Question

The activity of a radioactive substance is $ 4700 $ counts per minute. Five minutes later the activity is $ 2700 $ counts per minute. Find the (a) decay constant (b) half life of the radioactive substance.

Answer 1

Hint:By using the decay equation for the first order decay we can substitute the counts per minute at the beginning and the counts per minute at the time five minutes later and calculate the decay constant. Then using the decay constant we can find the half life by the formula, $ {t_{1/2}} = \dfrac{{\ln 2}}{\lambda } $ .

Formula Used: In this solution, we will be using the following formula,
 $ N = {N_o}{e^{ - \lambda t}} $
Where $ {N_o} $ is the initial activity and $ N $ is the final activity,
 $ \lambda $ is the radioactive decay constant and $ t $ is the time interval
and $ {t_{1/2}} = \dfrac{{\ln 2}}{\lambda } $
where $ {t_{1/2}} $ is the half life of the substance.

Complete Step by Step Solution
In this problem we are provided that the activity of the radioactive substance was initially $ 4700 $ counts per minute.
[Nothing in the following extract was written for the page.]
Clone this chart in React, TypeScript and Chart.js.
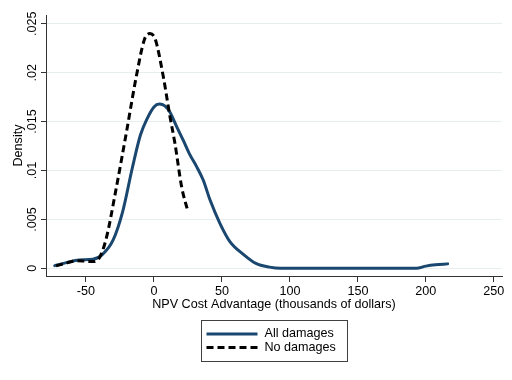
import React, { useEffect, useRef } from "react";
import { Chart, registerables } from "chart.js";

Chart.register(...registerables);

// ---- data ----
const allDamagesX = [-73, -65, -55, -45, -38, -30, -23, -16, -10, -5, 0, 4, 8, 12, 16.7, 21.5, 26.5, 31.4, 36.3, 41.2, 48.5, 56, 66, 75, 85, 93, 150, 193, 200, 207, 216];
const allDamagesY = [0.00027, 0.00055, 0.00085, 0.00092, 0.0014, 0.0029, 0.0058, 0.0102, 0.0136, 0.0153, 0.0165, 0.0168, 0.0166, 0.0159, 0.01448, 0.0131, 0.0116, 0.0104, 0.009, 0.007, 0.0046, 0.0027, 0.0014, 0.0005, 0.00012, 0, 0, 0, 0.00022, 0.00036, 0.00045];
const noDamagesX = [-72, -64, -57, -50, -45, -40, -35, -28, -20, -13, -7, -3, 1, 7, 11.8, 15.4, 20.4, 25];
const noDamagesY = [0.00024, 0.00055, 0.00078, 0.00072, 0.00068, 0.0011, 0.0031, 0.008, 0.0141, 0.0196, 0.0234, 0.024, 0.0234, 0.0195, 0.0155, 0.0128, 0.0083, 0.0058];

const seriesLabels = ["All damages", "No damages"];
const xTicks = [-50, 0, 50, 100, 150, 200, 250];
const yTicks = [0, 0.005, 0.01, 0.015, 0.02, 0.025];
const yTickLabels = ["0", ".005", ".01", ".015", ".02", ".025"];
const xTitle = "NPV Cost Advantage (thousands of dollars)";
const yTitle = "Density";

const X_MIN = -79.4;
const X_MAX = 256;
const Y_MIN = -0.00079;
const Y_MAX = 0.0259;

const FAMILY = '"Liberation Sans", Arial, Helvetica, sans-serif';
const FSIZE = 12.6;

const boxLegend = {
  id: "boxLegend",
  afterDraw(chart: any) {
    const { ctx, chartArea } = chart;
    const ds = chart.data.datasets;
    const w = 146;
    const h = 41;
    const left = Math.round((chartArea.left + chartArea.right) / 2 - w / 2) + 0.5;
    const top = Math.round(chartArea.bottom + 44) + 0.5;
    ctx.save();
    ctx.strokeStyle = "#404040";
    ctx.lineWidth = 1;
    ctx.setLineDash([]);
    ctx.strokeRect(left, top, w, h);
    ds.forEach((d: any, i: number) => {
      const y = top + 13.5 + i * 13.5;
      ctx.beginPath();
      ctx.setLineDash(d.borderDash || []);
      ctx.lineWidth = d.borderWidth;
      ctx.strokeStyle = d.borderColor;
      ctx.lineCap = "butt";
      ctx.moveTo(left + 5, y);
      ctx.lineTo(left + 56, y);
      ctx.stroke();
      ctx.setLineDash([]);
      ctx.fillStyle = "#000";
      ctx.font = `${FSIZE}px ${FAMILY}`;
      ctx.textBaseline = "middle";
      ctx.textAlign = "left";
      ctx.fillText(d.label, left + 63, y);
    });
    ctx.restore();
  },
};

export default function App() {
  const ref = useRef<HTMLCanvasElement | null>(null);

  useEffect(() => {
    if (!ref.current) return;
    const chart = new Chart(ref.current, {
      type: "line",
      data: {
        datasets: [
          {
            label: seriesLabels[0],
            data: allDamagesX.map((x, i) => ({ x, y: allDamagesY[i] })),
            borderColor: "#1a476f",
            backgroundColor: "#1a476f",
            borderWidth: 3,
            pointRadius: 0,
            cubicInterpolationMode: "monotone",
            borderCapStyle: "round",
            borderJoinStyle: "round",
            fill: false,
            order: 1,
          },
          {
            label: seriesLabels[1],
            data: noDamagesX.map((x, i) => ({ x, y: noDamagesY[i] })),
            borderColor: "#000000",
            backgroundColor: "#000000",
            borderWidth: 3,
            borderDash: [7, 4],
            pointRadius: 0,
            cubicInterpolationMode: "monotone",
            fill: false,
            order: 0,
          },
        ],
      },
      options: {
        responsive: false,
        animation: false,
        devicePixelRatio: 1,
        layout: { padding: { left: 0, right: 10, top: 15, bottom: 68 } },
        plugins: {
          legend: { display: false },
          tooltip: { enabled: false },
        },
        scales: {
          x: {
            type: "linear",
            min: X_MIN,
            max: X_MAX,
            afterBuildTicks: (scale: any) => {
              scale.ticks = xTicks.map((v) => ({ value: v }));
            },
            afterFit: (scale: any) => {
              scale.height = 36;
            },
            grid: {
              drawOnChartArea: false,
              drawTicks: true,
              tickLength: 6,
              tickColor: "#333",
            },
            border: { display: true, color: "#333", width: 1 },
            ticks: {
              autoSkip: false,
              maxRotation: 0,
              minRotation: 0,
              padding: 2,
              color: "#000",
              font: { family: FAMILY, size: FSIZE },
              callback: (v: any) => String(v),
            },
            title: {
              display: true,
              text: xTitle,
              color: "#000",
              font: { family: FAMILY, size: FSIZE },
              padding: { top: 0, bottom: 0 },
            },
          },
          y: {
            type: "linear",
            min: Y_MIN,
            max: Y_MAX,
            afterBuildTicks: (scale: any) => {
              scale.ticks = yTicks.map((v) => ({ value: v }));
            },
            afterFit: (scale: any) => {
              scale.width = 46;
            },
            grid: {
              color: "#e6eef0",
              lineWidth: 1,
              drawTicks: true,
              tickLength: 5,
              tickColor: "#333",
            },
            border: { display: true, color: "#333", width: 1 },
            ticks: {
              autoSkip: false,
              minRotation: 90,
              maxRotation: 90,
              crossAlign: "center",
              padding: -3.6,
              color: "#000",
              font: { family: FAMILY, size: FSIZE },
              callback: (v: any) => {
                const idx = yTicks.findIndex((t) => Math.abs(t - v) < 1e-9);
                return idx >= 0 ? yTickLabels[idx] : "";
              },
            },
            title: {
              display: true,
              text: yTitle,
              color: "#000",
              font: { family: FAMILY, size: FSIZE },
              padding: { top: 10.5, bottom: 0 },
            },
          },
        },
      },
      plugins: [boxLegend],
    } as any);
    return () => chart.destroy();
  }, []);

  return (
    <div style={{ position: "fixed", left: 0, top: 0, width: 512, height: 380, background: "#fff" }}>
      <canvas ref={ref} width={512} height={380} style={{ display: "block", width: 512, height: 380 }} />
    </div>
  );
}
So we have,
 $ {N_o} = 4700 $
Again after 5 minutes the activity was reduced to $ 2700 $ counts per minute. So we get,
 $ N = 2700 $ and $ t = 5\min $
So we can write the first order decay equation as,
 $ N = {N_o}{e^{ - \lambda t}} $
So by substituting the values in this equation we can find out the decay constant. So after substituting the values we get,
 $ 2700 = 4700{e^{\left( { - \lambda \times 5} \right)}} $
On keeping the exponential on one side,
 $ \dfrac{{2700}}{{4700}} = {e^{\left( { - \lambda \times 5} \right)}} $
Taking ln on both the sides of the equation we get,
 $ - 5\lambda = \ln \left( {\dfrac{{27}}{{47}}} \right) $
On doing the calculation, we get
 $ - 5\lambda = - 0.55 $
Therefore, from here we get the value of the decay constant as,
 $ \lambda = 0.11{\min ^{ - 1}} $
Now using this value of the decay constant, we can find the half life of the radioactive substance using the formula,
 $ {t_{1/2}} = \dfrac{{\ln 2}}{\lambda } $
So on substituting the values we have,
 $ {t_{1/2}} = \dfrac{{0.693}}{{0.11}}\min $
On calculating this gives us,
 $ {t_{1/2}} = 6.25\min $

Hence the decay constant of the radioactive substance is $ 0.11{\min ^{ - 1}} $ and the half life is $ 6.25\min $ .

Note The decay constant of a nuclide is the probability that the nuclide will decay by that given mechanism. It is related to the half-life of that substance by the formula $ {t_{1/2}} = \dfrac{{\ln 2}}{\lambda } $ , where the half life is the time taken by the concentration of the substance to become exactly half of the initial concentration.